The logic of solving topological order problems aligns with our problem statement and research approach, which focuses on addressing clash resolutions. This order is frequently used in solving construction sequencing and task dependence problems. A common algorithm design pattern is listed as:

1. Figure out how to get the first thing.

2. Remove the first thing from the problem.

3. Repeat until the problem is solved.

The topological graph is effective in identifying the priority of each involved building components through their centrality and degree shown in the graph. This not only highlights the sequential relationships among the nodes but also offers a clear and structured representation of the resolution sequence for each component involved in clashes.

Tools and Strategies

The analyses of graph centrality, similarity, and community detection are conducted to identify repetitive components and clash types in the overall clash detection, aiming to enhance the thoroughness of resolution strategies. Centrality analysis is used to organize the importance and urgency of the building component relocation or adjustment. Considering the potential recurring clash types across various project areas, engineers could conduct similarity analysis to indicate the solutions for similar clash types, further increasing the overall detection efficiency. The similarity in relationships will be determined by how closely two connected nodes resemble each other. The same method can be applied for the clash resolution if two linked nodes are similar.

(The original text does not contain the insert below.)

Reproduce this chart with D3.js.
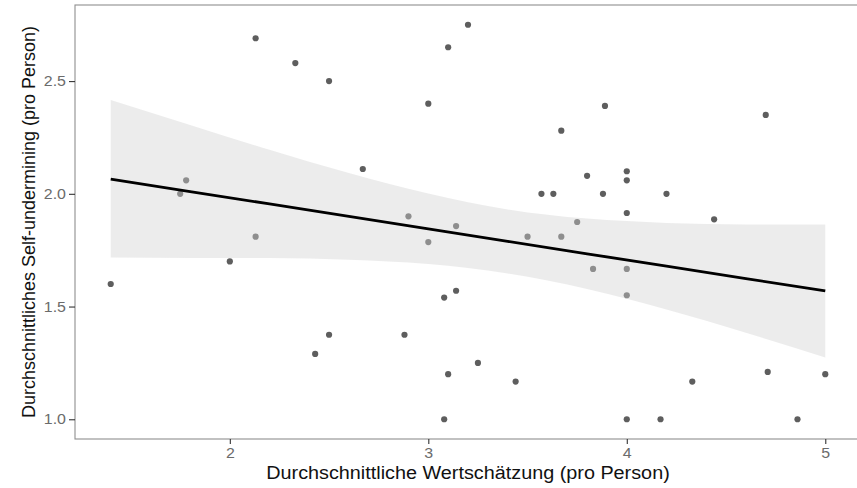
<!DOCTYPE html>
<html>
<head>
<meta charset="utf-8">
<script src="https://cdn.jsdelivr.net/npm/d3@7"></script>
<style>
    body { margin: 0; background: #fff; }
    text { font-family: "Liberation Sans", Arial, sans-serif; }
</style>
</head>
<body>
<div id="chart"></div>
<script>
"use strict";

// Punkte (Wertschätzung, Self-undermining) pro Person
const wertschaetzung = [
    2.13, 2.33, 2.5, 3.2, 3.1, 3.0, 3.67, 2.67, 3.57, 3.63, 3.89, 4.7,
    3.8, 4.0, 4.0, 3.88, 4.2, 4.0, 4.44, 1.4, 2.0, 3.08, 3.14, 2.5,
    2.88, 2.43, 3.25, 3.1, 3.44, 3.08, 4.71, 5.0, 4.33, 4.0, 4.17, 4.86,
    1.78, 1.75, 2.13, 2.9, 3.14, 3.0, 3.5, 3.67, 3.75, 3.83, 4.0, 4.0
];
const selfUndermining = [
    2.69, 2.58, 2.5, 2.75, 2.65, 2.4, 2.28, 2.11, 2.0, 2.0, 2.39, 2.35,
    2.08, 2.1, 2.06, 2.0, 2.0, 1.915, 1.887, 1.6, 1.7, 1.54, 1.57, 1.375,
    1.375, 1.29, 1.25, 1.2, 1.167, 1.0, 1.21, 1.2, 1.167, 1.0, 1.0, 1.0,
    2.06, 2.0, 1.81, 1.9, 1.857, 1.786, 1.81, 1.81, 1.875, 1.667, 1.667, 1.55
];

// Regressionslinie und Konfidenzband
const bandX =     [1.4,   1.8,   2.2,   2.6,   3.0,   3.4,   3.8,   4.2,   4.6,   5.0];
const bandFit =   [2.065, 2.010, 1.955, 1.900, 1.845, 1.789, 1.734, 1.679, 1.624, 1.569];
const bandLower = [1.717, 1.715, 1.715, 1.708, 1.689, 1.647, 1.578, 1.487, 1.384, 1.274];
const bandUpper = [2.416, 2.305, 2.195, 2.092, 2.001, 1.931, 1.890, 1.871, 1.864, 1.864];

const xTicks = [2, 3, 4, 5];
const yTicks = [1.0, 1.5, 2.0, 2.5];

const width = 857, height = 488;
const margin = { top: 5, right: -4, bottom: 49, left: 75 };
const stretchX = 1.1; // Vorlage ist horizontal etwas gestreckt

const svg = d3.select("#chart")
    .append("svg")
    .attr("width", width)
    .attr("height", height);

const x = d3.scaleLinear()
    .domain([1.22, 5.18])
    .range([margin.left, width - margin.right]);

const y = d3.scaleLinear()
    .domain([0.9125, 2.8375])
    .range([height - margin.bottom, margin.top]);

const points = wertschaetzung.map((d, i) => ({ x: d, y: selfUndermining[i] }));
const band = bandX.map((d, i) => ({ x: d, fit: bandFit[i], lo: bandLower[i], hi: bandUpper[i] }));

function stretch(sel, k) {
    sel.each(function () {
        const w = this.getComputedTextLength();
        d3.select(this)
            .attr("textLength", w * k)
            .attr("lengthAdjust", "spacingAndGlyphs");
    });
}

// Punkte
svg.append("g")
    .selectAll("circle")
    .data(points)
    .enter()
    .append("circle")
    .attr("cx", d => x(d.x))
    .attr("cy", d => y(d.y))
    .attr("r", 3.1)
    .attr("fill", "#5e5e5e");

// Band liegt über den Punkten (wie geom_smooth)
svg.append("path")
    .datum(band)
    .attr("fill", "#d2d2d2")
    .attr("fill-opacity", 0.42)
    .attr("d", d3.area()
        .x(d => x(d.x))
        .y0(d => y(d.lo))
        .y1(d => y(d.hi))
        .curve(d3.curveNatural));

svg.append("path")
    .datum(band)
    .attr("fill", "none")
    .attr("stroke", "#000")
    .attr("stroke-width", 2.8)
    .attr("d", d3.line()
        .x(d => x(d.x))
        .y(d => y(d.fit)));

// Rahmen
svg.append("rect")
    .attr("x", x.range()[0])
    .attr("y", y.range()[1])
    .attr("width", x.range()[1] - x.range()[0])
    .attr("height", y.range()[0] - y.range()[1])
    .attr("fill", "none")
    .attr("stroke", "#8f8f8f")
    .attr("stroke-width", 1.1);

// Achsen
const xAxis = svg.append("g")
    .attr("transform", "translate(0," + y.range()[0] + ")")
    .call(d3.axisBottom(x).tickValues(xTicks).tickSize(5).tickPadding(3.5).tickFormat(d3.format("d")));

const yAxis = svg.append("g")
    .attr("transform", "translate(" + x.range()[0] + ",0)")
    .call(d3.axisLeft(y).tickValues(yTicks).tickSize(6).tickPadding(3).tickFormat(d3.format(".1f")));

[xAxis, yAxis].forEach(g => {
    g.select(".domain").remove();
    g.selectAll(".tick line").attr("stroke", "#333").attr("stroke-width", 1.1);
    g.selectAll(".tick text")
        .attr("fill", "#6b6b6b")
        .style("font-size", "14.5px")
        .style("font-family", "'Liberation Sans', Arial, sans-serif")
        .call(stretch, stretchX);
});

// Achsentitel
svg.append("text")
    .attr("x", (x.range()[0] + x.range()[1]) / 2)
    .attr("y", 479)
    .attr("text-anchor", "middle")
    .attr("fill", "#111")
    .style("font-size", "18px")
    .text("Durchschnittliche Wertschätzung (pro Person)")
    .call(stretch, stretchX);

svg.append("text")
    .attr("transform", "translate(35," + ((y.range()[0] + y.range()[1]) / 2) + ") rotate(-90)")
    .attr("text-anchor", "middle")
    .attr("fill", "#111")
    .style("font-size", "18px")
    .text("Durchschnittliches Self-undermining (pro Person)");
</script>
</body>
</html>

Moreover, the displacement of building components could impact the repositioning of previously resolved clashes. Employing cycle detection is crucial in minimizing redundant work during component relocation. It also assists engineers in determining the optimal sequence for implementing solutions.

A total of three rounds of clash detection are performed. The clash detection setting is detecting hard clashes only with a tolerance of ¼ inches to account for small installation deviations and potential materials thermal expansions. The following chart shows the number of clash detected in each round of detection using Navisworks.

The node properties include their item IDs being GlobalId, name, and type of the component for easier and more accurate identification of the component. To ensure a clear and concise relationship graph for future analysis, repetitive nodes from various clashes are eliminated.

Three building system models are provided for this research, each of them are: Structure, Architecture, and Mechanical, Electrical, Plumbing, and Fire Protection (MEPF). They are paired in twos to detect clashes in Navisworks.

Outcome and Expected Contributions

Three building system models are provided for this research, each of them are: Structure, Architecture, and Mechanical, Electrical, Plumbing, and Fire Protection (MEPF). They are paired in twos to detect clashes in Navisworks. A total of three rounds of clash detection are performed.

The degree centrality of nodes and edges is the key factor for clash priority identification. Typically, building components with the highest clash occurrences need more consideration and higher priority for resolution as they impact more building components. The centrality degrees are sorted from the highest to the lowest. The centrality degrees are the representative of the number of clashing building components to a specific element, which would be a significant factor to be considered during the determination of resolution sequence. With the application of Neo4j, the degree centrality can be reflected as a node property which will provide more visible and accessible information to VDC engineers for their future work and analysis.

The connected component analysis identifies the discrete clusters within the model, and it is crucial for recognizing potentially interacting groups. Triangle detection presents areas where three components are mutually interconnected, which indicates a higher chance of complex clash situations and repetitive work. In the graph, the areas that show a dense network of pipes and joists may require more intensive coordination because one change can possibly affect the whole system.

This research approach aims to provide a supporting visualization of clash priorities and help VDC engineers establish sequential relationships between clashes occurring in construction. With the implementation of Neo4j and Navisworks, aligned with the priority principles learned from professionals, the graph analysis outlined in this study provides a comprehensive clash report. Given both the clash report and the visualization of the sequential relationship between the building components, VDC engineers should be able to identify each clash occurring during the construction process and will be able to know any adjustments in the location or shape of subsequent components. This approach aims to reduce the manual checking efforts in order to streamline the workflow.